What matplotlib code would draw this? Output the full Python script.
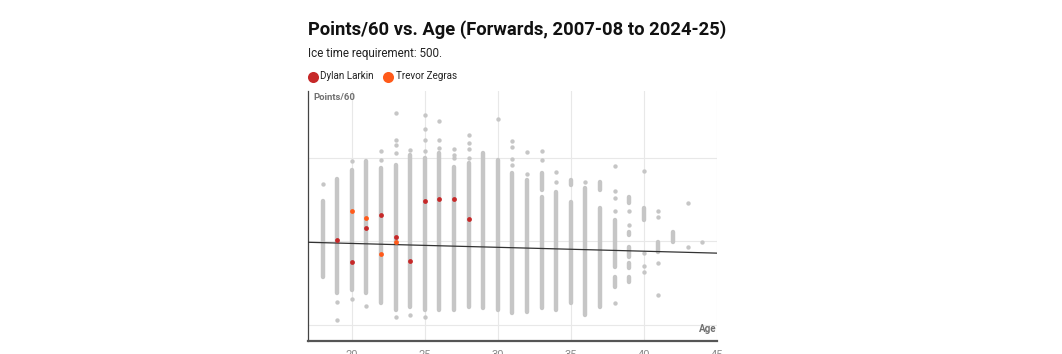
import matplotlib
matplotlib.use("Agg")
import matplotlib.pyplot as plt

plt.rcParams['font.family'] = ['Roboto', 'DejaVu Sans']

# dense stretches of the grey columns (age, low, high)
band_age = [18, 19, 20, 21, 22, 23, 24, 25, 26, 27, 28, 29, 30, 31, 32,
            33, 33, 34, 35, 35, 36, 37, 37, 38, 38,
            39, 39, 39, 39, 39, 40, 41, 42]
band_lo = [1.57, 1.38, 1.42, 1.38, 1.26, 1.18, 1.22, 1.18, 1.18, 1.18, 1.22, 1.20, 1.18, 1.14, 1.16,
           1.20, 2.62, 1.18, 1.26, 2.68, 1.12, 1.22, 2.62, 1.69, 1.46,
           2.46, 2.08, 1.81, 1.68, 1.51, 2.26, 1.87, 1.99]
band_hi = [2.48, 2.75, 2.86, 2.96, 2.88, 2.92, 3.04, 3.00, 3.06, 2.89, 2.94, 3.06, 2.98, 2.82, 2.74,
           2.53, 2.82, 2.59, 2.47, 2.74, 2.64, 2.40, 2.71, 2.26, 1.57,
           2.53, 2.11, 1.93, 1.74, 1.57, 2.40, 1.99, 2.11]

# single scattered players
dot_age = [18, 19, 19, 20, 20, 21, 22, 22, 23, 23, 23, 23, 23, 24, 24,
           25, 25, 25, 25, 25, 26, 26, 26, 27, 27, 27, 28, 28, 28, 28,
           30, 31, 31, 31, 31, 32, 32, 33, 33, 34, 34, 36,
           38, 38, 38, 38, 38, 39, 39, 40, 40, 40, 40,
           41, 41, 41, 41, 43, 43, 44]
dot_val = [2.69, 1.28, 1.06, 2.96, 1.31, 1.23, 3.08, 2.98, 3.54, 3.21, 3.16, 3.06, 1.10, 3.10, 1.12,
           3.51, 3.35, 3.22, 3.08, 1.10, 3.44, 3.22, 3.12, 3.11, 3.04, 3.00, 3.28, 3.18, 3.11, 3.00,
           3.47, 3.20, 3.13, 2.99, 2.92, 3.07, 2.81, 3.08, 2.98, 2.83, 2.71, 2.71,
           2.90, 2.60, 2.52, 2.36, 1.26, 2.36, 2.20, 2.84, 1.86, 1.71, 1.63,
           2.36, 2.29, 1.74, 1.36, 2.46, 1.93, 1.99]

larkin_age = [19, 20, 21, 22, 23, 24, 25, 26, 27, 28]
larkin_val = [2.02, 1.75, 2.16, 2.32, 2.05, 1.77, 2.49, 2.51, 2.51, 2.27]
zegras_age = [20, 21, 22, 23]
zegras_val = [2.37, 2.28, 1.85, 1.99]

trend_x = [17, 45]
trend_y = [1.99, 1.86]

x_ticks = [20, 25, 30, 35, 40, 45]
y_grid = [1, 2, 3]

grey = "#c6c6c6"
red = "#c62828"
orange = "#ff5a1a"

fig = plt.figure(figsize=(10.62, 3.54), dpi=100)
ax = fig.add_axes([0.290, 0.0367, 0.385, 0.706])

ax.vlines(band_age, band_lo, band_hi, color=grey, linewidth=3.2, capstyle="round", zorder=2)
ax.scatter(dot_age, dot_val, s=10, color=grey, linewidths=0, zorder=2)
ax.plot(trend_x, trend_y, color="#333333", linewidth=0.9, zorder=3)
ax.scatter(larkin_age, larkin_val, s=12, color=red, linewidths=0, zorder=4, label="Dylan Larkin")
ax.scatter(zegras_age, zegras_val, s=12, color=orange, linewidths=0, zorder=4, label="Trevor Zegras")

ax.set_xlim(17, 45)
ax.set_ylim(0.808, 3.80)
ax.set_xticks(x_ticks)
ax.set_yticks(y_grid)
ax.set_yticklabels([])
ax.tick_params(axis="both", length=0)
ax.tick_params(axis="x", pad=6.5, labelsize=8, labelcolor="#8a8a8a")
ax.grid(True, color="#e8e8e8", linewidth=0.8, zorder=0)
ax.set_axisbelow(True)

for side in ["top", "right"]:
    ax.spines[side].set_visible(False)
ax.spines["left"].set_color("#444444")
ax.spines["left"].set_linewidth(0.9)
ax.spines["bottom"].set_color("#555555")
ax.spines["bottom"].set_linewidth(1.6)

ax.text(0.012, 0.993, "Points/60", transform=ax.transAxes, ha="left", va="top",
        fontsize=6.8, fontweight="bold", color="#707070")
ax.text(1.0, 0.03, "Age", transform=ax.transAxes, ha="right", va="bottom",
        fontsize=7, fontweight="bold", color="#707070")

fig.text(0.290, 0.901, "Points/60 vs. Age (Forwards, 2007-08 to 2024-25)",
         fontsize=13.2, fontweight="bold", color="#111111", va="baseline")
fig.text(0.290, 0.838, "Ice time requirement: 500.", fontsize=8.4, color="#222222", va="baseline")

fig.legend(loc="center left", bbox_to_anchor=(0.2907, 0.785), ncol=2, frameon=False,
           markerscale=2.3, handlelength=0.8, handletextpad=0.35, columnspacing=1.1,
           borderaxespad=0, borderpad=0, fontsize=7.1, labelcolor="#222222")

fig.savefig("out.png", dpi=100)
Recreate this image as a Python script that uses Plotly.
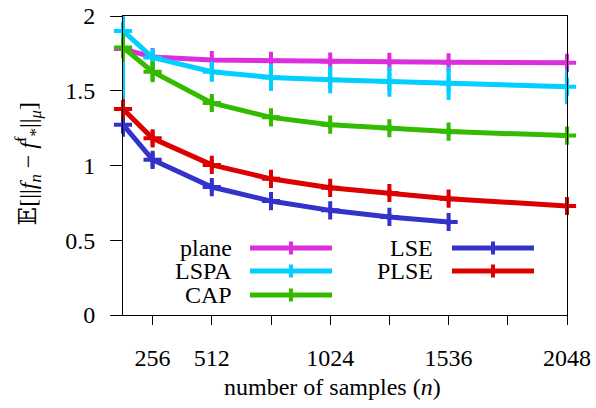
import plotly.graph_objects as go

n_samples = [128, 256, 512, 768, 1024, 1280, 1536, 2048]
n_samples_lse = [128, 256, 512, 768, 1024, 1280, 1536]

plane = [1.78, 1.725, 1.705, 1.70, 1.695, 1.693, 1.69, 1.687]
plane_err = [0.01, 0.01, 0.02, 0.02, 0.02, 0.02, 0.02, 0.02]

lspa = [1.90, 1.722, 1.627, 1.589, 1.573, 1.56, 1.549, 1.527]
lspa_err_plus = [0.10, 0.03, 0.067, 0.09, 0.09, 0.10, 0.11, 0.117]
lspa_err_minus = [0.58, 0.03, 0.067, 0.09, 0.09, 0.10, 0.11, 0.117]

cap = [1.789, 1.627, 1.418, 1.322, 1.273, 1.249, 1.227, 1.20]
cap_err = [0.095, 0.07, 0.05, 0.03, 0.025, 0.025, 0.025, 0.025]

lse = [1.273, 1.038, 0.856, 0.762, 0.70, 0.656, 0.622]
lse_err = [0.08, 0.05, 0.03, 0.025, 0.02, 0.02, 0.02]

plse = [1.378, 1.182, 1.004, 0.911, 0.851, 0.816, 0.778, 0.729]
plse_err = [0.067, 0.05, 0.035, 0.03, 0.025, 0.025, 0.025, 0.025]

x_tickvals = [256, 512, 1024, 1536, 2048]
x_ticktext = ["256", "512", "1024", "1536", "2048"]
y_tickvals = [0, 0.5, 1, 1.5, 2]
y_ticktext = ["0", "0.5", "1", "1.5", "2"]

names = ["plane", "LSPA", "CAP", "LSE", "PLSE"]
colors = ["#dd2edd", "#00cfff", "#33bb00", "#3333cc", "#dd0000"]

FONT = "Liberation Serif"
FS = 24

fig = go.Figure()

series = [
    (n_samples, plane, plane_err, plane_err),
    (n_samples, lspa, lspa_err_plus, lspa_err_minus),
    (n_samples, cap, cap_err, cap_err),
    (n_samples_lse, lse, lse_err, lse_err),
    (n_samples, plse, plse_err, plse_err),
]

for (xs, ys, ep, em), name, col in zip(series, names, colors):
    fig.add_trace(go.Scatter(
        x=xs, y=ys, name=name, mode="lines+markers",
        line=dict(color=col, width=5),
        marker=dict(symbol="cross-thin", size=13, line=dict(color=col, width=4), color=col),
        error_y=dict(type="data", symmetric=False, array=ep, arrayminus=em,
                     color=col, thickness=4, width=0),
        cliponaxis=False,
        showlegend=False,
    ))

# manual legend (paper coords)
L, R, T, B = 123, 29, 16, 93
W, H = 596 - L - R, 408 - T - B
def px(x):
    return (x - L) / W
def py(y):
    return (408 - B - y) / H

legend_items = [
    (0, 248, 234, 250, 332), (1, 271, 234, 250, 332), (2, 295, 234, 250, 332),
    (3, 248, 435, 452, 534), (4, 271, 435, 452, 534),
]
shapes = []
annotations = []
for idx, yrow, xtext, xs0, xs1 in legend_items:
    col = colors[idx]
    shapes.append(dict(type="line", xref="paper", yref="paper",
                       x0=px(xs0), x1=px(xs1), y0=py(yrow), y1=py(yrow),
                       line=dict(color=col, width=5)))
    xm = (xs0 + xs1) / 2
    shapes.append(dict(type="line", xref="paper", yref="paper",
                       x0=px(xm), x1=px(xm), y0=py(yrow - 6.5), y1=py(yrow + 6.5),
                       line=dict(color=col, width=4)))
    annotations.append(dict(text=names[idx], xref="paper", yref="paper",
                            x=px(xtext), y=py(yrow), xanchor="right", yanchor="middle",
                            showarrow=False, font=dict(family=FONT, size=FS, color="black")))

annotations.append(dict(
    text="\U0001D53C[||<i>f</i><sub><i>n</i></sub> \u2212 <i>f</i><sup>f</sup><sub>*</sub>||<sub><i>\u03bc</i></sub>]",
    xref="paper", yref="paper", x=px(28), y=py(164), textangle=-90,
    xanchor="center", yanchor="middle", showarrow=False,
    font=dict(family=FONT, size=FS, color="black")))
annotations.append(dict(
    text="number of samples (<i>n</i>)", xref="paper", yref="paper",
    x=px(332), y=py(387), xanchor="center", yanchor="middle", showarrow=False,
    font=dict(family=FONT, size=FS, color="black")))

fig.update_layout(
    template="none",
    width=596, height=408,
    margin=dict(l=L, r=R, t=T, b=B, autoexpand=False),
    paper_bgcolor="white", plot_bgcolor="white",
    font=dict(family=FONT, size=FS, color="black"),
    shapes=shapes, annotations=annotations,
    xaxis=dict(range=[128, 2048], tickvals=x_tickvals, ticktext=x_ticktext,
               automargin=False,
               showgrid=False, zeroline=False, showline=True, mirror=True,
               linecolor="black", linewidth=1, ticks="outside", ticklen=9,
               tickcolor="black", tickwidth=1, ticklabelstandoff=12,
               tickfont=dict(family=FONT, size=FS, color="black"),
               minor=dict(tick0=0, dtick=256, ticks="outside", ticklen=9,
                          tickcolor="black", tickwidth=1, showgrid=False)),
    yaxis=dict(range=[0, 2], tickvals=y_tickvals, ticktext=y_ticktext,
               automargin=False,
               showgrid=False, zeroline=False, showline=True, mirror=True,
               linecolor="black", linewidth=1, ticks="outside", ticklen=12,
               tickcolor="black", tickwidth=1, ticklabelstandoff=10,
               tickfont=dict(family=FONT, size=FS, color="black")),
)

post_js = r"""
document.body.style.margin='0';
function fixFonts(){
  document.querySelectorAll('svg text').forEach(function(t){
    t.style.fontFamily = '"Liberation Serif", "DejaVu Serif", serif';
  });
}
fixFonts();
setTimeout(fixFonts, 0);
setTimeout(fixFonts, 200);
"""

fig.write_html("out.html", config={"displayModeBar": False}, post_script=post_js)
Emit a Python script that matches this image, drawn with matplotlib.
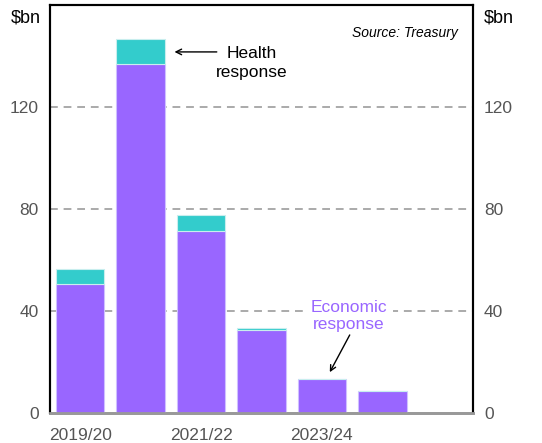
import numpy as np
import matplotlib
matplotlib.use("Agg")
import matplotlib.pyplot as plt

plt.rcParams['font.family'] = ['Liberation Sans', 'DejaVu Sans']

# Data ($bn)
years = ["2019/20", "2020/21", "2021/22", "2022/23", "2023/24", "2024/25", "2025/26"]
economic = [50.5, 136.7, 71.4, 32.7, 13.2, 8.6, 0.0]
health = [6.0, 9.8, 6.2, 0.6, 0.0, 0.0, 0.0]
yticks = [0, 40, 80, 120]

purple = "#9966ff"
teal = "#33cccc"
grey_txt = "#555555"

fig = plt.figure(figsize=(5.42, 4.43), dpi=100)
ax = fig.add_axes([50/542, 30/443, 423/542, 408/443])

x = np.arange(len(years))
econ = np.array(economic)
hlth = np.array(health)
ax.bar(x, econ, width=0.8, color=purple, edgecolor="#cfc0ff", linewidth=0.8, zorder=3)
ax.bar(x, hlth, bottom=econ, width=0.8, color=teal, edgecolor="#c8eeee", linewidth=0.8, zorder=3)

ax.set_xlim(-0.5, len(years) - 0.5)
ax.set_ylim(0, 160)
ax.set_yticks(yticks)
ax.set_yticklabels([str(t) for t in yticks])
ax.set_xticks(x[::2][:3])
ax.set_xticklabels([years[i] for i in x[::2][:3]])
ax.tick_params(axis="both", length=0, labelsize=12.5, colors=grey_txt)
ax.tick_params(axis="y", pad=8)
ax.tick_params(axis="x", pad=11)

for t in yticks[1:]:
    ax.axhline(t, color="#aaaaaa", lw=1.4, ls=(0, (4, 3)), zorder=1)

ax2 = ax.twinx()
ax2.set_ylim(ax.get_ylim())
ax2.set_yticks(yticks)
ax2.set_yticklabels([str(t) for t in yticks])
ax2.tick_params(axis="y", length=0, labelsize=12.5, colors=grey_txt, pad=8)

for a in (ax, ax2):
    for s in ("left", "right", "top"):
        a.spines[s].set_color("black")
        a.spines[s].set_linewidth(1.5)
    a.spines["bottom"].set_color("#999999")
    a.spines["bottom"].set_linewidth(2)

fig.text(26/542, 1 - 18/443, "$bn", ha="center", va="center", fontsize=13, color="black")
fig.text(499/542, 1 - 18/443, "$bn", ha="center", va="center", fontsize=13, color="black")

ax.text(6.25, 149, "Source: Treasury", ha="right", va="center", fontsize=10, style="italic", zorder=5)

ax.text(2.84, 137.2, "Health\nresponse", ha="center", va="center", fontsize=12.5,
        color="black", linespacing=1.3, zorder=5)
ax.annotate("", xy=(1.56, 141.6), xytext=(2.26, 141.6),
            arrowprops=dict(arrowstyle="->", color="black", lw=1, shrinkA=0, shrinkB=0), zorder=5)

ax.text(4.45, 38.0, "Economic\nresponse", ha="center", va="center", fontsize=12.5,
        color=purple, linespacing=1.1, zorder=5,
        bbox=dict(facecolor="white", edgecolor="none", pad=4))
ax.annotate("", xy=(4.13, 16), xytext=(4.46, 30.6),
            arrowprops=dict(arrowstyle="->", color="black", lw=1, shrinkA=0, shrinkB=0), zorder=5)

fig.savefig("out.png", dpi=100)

********

Leave out the pictures and repeat the lines from the start of the material through the line with "plt.rcParams['font.family'] = ['Roboto', 'DejaVu", inclusive.

PROBLEM SOLUTION |
What matplotlib code would draw this? Output the full Python script.
import matplotlib
matplotlib.use("Agg")
import matplotlib.pyplot as plt

plt.rcParams['font.family'] = ['Roboto', 'DejaVu Sans']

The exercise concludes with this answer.